» Records supplied:
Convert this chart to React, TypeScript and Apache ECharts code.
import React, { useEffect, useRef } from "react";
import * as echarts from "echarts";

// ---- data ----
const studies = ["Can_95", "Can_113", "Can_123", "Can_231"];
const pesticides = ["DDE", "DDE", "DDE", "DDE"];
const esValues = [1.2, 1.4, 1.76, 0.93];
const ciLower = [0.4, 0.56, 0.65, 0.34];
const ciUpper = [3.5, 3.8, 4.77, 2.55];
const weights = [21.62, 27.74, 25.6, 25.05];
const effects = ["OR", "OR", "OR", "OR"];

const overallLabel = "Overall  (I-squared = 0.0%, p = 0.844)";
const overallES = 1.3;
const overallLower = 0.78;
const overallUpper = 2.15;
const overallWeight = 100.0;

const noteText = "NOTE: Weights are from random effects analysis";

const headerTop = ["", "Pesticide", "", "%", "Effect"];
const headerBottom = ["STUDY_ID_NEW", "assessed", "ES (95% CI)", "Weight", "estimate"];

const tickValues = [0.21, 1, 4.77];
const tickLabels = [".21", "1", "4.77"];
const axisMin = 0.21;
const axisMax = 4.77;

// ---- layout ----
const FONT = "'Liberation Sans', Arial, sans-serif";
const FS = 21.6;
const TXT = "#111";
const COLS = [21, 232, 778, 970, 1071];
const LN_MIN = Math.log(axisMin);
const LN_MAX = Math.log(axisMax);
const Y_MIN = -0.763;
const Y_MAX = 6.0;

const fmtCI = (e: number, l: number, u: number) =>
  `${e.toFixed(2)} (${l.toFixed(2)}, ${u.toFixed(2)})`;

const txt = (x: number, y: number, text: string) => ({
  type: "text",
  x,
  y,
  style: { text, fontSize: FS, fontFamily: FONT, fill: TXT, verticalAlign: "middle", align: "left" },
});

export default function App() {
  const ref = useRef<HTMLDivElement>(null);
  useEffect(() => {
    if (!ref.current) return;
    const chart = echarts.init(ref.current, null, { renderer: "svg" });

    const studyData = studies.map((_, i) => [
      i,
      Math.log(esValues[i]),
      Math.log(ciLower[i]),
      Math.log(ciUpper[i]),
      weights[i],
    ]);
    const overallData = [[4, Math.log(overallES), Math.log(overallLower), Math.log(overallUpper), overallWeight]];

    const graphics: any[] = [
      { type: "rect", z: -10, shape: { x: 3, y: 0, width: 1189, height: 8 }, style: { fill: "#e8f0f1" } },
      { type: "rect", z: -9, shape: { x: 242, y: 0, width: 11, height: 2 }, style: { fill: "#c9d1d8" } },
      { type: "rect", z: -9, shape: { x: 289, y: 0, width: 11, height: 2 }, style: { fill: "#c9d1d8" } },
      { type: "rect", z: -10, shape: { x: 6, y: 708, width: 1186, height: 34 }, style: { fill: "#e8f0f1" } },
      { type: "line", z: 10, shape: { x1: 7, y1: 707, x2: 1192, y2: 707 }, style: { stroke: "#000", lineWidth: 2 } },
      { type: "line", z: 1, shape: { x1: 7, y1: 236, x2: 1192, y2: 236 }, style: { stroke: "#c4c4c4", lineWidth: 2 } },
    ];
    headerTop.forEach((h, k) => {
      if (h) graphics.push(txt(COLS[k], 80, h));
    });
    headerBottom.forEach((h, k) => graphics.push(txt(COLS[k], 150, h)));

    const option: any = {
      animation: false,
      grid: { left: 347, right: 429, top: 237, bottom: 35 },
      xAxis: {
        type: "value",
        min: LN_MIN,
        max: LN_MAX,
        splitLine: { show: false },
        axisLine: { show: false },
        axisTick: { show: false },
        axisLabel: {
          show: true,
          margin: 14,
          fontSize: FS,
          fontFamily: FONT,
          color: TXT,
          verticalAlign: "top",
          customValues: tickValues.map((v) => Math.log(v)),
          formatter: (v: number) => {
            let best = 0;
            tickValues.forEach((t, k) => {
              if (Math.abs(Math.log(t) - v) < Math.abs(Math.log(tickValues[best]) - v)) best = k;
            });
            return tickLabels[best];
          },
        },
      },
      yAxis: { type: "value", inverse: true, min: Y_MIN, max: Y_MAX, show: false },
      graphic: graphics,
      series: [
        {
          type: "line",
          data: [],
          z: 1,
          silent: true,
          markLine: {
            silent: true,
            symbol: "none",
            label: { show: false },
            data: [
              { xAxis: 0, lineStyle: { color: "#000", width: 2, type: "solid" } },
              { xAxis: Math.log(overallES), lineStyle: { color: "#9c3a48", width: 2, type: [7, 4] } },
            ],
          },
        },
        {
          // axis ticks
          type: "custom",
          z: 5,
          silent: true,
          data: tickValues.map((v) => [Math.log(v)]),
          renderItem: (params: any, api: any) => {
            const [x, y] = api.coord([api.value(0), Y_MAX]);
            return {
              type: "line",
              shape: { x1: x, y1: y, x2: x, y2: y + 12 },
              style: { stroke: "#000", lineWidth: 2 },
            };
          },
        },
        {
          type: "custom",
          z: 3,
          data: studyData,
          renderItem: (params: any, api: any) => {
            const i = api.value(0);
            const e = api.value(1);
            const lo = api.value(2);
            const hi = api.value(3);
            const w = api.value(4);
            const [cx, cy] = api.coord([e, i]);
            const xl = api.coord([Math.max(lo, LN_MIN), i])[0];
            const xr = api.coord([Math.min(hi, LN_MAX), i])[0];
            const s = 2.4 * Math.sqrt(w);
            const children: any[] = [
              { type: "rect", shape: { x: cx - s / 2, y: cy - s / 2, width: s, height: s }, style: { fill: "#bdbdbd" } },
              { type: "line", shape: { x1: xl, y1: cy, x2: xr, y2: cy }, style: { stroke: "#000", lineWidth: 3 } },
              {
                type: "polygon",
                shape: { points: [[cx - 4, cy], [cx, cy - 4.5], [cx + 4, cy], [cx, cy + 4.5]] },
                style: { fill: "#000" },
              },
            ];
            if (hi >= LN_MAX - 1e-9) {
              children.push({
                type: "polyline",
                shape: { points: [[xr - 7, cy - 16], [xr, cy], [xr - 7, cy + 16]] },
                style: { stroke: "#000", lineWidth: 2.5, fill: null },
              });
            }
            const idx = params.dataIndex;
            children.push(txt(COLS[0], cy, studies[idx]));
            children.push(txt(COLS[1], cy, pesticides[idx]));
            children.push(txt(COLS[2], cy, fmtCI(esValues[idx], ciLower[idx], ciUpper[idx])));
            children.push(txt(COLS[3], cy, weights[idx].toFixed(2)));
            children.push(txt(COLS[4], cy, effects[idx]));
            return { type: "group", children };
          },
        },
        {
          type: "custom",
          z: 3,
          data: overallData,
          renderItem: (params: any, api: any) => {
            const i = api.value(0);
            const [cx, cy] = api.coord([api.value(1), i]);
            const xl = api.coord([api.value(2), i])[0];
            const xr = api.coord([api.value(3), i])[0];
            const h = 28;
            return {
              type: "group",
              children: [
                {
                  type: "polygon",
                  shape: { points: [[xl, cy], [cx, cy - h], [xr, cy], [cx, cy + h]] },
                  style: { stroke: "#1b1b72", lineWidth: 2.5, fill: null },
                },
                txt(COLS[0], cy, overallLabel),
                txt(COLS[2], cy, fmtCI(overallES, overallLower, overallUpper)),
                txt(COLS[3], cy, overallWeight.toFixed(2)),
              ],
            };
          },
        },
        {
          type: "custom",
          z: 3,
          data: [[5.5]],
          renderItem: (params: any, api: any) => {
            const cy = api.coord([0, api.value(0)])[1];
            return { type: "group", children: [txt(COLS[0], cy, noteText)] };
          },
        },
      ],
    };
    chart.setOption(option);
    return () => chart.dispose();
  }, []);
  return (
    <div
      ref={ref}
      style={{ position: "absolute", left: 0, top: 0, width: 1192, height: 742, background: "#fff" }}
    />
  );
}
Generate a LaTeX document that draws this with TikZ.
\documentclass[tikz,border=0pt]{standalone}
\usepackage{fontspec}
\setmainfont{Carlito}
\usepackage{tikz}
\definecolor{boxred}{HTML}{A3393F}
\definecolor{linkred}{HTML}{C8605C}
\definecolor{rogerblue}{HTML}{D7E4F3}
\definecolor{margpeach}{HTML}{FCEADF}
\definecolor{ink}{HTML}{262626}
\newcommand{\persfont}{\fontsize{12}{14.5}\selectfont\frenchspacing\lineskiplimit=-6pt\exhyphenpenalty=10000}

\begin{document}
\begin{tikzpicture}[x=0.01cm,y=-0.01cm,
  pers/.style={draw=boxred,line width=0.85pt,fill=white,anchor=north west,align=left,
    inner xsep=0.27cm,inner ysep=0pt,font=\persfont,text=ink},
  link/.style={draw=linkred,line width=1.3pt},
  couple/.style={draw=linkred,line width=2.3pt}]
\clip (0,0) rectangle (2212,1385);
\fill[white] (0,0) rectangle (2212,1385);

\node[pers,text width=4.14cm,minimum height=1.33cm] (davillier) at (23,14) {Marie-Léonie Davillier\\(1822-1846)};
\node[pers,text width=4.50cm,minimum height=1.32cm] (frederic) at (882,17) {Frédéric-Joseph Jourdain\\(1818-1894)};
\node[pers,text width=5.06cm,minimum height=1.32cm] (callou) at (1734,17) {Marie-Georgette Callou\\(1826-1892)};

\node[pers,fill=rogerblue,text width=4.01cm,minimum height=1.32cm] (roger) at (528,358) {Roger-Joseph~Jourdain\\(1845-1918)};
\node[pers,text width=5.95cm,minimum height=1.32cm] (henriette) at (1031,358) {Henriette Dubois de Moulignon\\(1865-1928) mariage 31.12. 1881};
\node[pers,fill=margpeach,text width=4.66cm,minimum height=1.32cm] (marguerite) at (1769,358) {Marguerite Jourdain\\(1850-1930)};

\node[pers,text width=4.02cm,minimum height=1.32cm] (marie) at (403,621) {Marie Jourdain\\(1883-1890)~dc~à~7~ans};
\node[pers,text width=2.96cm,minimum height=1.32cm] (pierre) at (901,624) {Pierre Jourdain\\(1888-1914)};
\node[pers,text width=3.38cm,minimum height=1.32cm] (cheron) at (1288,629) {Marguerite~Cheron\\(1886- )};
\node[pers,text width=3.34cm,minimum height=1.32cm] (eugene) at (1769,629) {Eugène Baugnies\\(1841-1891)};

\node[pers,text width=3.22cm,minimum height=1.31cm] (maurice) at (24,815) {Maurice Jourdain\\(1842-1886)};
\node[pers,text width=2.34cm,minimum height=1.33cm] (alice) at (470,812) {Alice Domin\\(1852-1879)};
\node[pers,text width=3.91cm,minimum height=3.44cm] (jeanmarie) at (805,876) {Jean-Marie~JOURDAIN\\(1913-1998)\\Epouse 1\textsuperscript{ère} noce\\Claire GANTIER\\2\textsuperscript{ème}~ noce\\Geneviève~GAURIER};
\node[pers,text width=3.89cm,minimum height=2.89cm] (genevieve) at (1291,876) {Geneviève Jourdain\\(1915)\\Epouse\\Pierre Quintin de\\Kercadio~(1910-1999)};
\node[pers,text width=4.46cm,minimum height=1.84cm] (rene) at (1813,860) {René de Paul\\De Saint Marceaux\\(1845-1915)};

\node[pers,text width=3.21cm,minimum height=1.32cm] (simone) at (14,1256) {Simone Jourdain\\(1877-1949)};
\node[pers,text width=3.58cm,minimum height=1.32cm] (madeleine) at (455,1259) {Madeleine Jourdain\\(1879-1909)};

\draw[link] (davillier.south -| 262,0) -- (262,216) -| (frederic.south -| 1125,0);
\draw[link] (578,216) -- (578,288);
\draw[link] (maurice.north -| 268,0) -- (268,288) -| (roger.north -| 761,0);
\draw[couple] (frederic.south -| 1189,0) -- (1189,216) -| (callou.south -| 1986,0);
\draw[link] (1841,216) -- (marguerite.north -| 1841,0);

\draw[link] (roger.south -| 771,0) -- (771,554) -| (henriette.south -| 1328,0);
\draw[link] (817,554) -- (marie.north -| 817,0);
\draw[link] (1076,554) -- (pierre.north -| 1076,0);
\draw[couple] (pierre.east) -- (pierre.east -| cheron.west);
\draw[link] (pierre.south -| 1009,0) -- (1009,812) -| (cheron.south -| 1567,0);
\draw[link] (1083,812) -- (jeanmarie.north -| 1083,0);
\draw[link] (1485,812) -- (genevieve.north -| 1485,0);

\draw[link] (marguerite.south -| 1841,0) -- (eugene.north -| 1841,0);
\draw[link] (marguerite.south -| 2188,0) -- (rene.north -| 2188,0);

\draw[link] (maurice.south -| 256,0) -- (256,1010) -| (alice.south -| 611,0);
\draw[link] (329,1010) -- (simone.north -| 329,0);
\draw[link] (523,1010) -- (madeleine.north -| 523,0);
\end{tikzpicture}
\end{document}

» Problem to work on:
Extract each line from the entries above that contains the string "React".

» Exercise answer:
Convert this chart to React, TypeScript and Apache ECharts code.
import React, { useEffect, useRef } from "react";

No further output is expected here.